— start of Exercise inputs —

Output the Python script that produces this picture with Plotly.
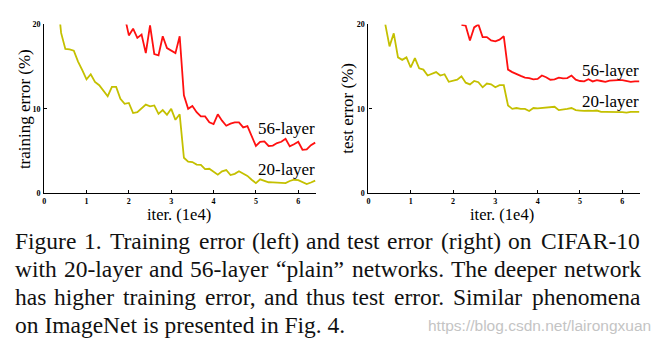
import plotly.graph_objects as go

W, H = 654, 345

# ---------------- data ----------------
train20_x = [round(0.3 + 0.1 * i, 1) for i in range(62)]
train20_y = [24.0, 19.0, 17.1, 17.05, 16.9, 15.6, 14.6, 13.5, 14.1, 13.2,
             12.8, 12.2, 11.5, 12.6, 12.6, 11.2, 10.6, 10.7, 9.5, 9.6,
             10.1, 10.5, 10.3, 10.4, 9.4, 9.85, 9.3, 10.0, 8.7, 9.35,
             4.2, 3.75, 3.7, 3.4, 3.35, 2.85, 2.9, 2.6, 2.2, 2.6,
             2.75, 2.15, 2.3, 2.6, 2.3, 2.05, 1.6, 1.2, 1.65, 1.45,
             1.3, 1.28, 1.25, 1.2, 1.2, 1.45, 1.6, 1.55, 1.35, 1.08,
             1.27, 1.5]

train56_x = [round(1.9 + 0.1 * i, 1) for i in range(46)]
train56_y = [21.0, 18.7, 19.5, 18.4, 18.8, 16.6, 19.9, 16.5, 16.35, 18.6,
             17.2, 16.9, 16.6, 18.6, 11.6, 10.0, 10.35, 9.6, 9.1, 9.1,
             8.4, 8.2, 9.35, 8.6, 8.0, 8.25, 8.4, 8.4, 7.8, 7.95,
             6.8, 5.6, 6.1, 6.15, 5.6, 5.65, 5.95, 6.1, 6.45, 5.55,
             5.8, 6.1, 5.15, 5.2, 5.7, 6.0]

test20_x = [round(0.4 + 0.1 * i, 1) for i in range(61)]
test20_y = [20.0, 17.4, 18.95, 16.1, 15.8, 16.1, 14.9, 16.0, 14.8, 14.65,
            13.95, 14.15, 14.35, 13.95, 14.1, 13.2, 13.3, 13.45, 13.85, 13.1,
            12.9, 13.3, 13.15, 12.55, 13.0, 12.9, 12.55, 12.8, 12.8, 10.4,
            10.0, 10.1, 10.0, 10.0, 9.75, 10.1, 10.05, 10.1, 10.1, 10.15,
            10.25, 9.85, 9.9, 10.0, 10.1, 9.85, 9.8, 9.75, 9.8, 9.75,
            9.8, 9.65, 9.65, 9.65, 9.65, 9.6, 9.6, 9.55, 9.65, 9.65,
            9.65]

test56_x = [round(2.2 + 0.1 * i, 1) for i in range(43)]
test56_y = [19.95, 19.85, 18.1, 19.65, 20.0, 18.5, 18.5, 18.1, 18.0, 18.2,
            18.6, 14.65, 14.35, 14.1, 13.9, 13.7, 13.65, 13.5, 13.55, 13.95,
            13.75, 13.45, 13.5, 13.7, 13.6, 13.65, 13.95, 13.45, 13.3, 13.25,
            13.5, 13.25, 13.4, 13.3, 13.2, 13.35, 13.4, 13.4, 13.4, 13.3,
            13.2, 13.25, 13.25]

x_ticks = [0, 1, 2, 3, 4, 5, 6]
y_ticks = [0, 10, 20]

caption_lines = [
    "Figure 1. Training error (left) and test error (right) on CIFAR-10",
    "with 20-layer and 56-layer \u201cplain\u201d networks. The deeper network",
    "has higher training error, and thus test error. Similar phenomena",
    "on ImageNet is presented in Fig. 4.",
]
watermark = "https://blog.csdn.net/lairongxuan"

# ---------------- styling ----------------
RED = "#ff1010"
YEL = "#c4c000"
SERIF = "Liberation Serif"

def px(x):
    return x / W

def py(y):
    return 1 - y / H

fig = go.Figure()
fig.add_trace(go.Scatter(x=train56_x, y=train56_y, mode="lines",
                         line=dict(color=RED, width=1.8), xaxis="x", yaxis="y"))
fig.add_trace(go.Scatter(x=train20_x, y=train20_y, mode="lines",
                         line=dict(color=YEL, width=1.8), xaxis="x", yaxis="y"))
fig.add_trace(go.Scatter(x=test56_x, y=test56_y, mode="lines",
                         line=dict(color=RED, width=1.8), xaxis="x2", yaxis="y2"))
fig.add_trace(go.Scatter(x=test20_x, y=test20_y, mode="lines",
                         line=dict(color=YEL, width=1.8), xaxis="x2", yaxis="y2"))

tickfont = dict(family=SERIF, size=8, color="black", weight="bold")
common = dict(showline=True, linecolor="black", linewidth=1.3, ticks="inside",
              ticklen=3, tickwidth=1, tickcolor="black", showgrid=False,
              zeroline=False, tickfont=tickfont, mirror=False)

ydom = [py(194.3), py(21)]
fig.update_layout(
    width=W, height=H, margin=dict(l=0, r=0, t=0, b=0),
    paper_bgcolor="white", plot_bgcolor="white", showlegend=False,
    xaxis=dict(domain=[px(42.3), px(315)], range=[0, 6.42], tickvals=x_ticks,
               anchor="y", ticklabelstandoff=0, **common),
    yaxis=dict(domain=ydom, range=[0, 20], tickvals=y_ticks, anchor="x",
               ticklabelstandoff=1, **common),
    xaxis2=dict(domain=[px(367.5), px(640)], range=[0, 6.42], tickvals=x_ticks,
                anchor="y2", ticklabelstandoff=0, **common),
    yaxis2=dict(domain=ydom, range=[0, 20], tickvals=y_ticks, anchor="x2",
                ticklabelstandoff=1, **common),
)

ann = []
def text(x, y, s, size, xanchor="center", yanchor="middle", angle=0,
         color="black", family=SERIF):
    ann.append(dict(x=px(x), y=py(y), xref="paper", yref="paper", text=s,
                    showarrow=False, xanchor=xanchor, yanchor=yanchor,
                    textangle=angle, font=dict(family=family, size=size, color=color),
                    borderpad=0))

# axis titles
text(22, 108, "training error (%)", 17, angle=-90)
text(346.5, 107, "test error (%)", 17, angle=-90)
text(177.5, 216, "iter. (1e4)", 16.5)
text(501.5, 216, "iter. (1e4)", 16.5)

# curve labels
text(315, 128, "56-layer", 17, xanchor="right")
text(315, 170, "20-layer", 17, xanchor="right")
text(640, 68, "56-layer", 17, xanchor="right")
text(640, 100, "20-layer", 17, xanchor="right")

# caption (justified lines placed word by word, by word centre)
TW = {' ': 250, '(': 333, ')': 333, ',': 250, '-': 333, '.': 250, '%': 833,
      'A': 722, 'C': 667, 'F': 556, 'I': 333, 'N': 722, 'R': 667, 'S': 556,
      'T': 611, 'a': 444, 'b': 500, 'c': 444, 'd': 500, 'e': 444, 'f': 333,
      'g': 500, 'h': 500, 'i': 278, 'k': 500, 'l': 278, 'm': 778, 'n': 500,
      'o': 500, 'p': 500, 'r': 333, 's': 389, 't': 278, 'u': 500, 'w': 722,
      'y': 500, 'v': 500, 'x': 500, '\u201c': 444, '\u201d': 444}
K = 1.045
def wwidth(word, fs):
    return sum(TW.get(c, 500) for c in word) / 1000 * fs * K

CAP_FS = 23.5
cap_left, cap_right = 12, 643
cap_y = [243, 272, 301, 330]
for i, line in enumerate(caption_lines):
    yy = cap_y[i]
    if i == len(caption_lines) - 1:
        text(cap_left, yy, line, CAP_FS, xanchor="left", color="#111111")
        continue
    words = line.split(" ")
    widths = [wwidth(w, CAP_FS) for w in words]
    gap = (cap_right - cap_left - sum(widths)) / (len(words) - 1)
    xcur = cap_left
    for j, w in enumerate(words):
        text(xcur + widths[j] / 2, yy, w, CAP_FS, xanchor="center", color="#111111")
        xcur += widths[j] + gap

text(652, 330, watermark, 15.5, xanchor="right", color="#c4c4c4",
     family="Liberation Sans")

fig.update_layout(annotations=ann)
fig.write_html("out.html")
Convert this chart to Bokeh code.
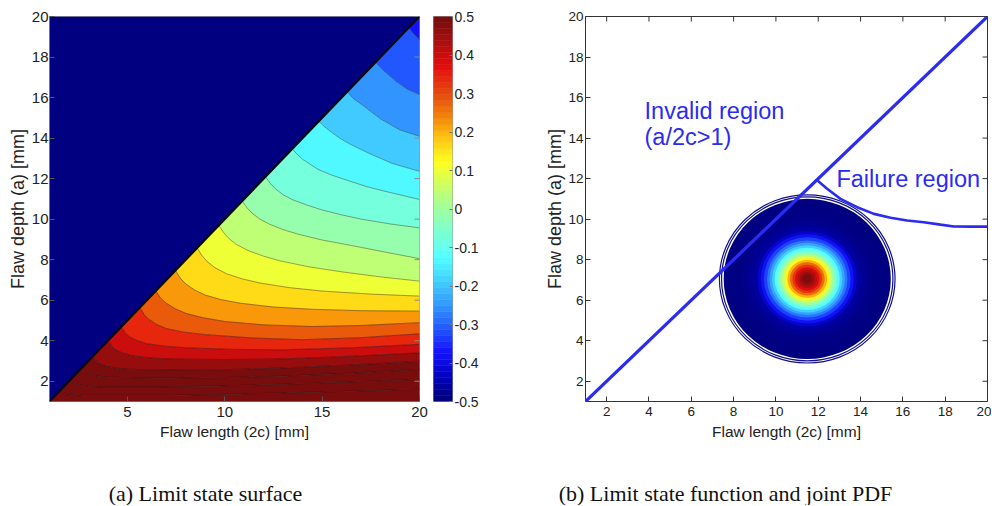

— end of Exercise inputs —

# Challenge
From the entries above, extract every line where the word "with" appears.

# Response
Output the Python script that produces this picture with Plotly.
    "with 20-layer and 56-layer \u201cplain\u201d networks. The deeper network",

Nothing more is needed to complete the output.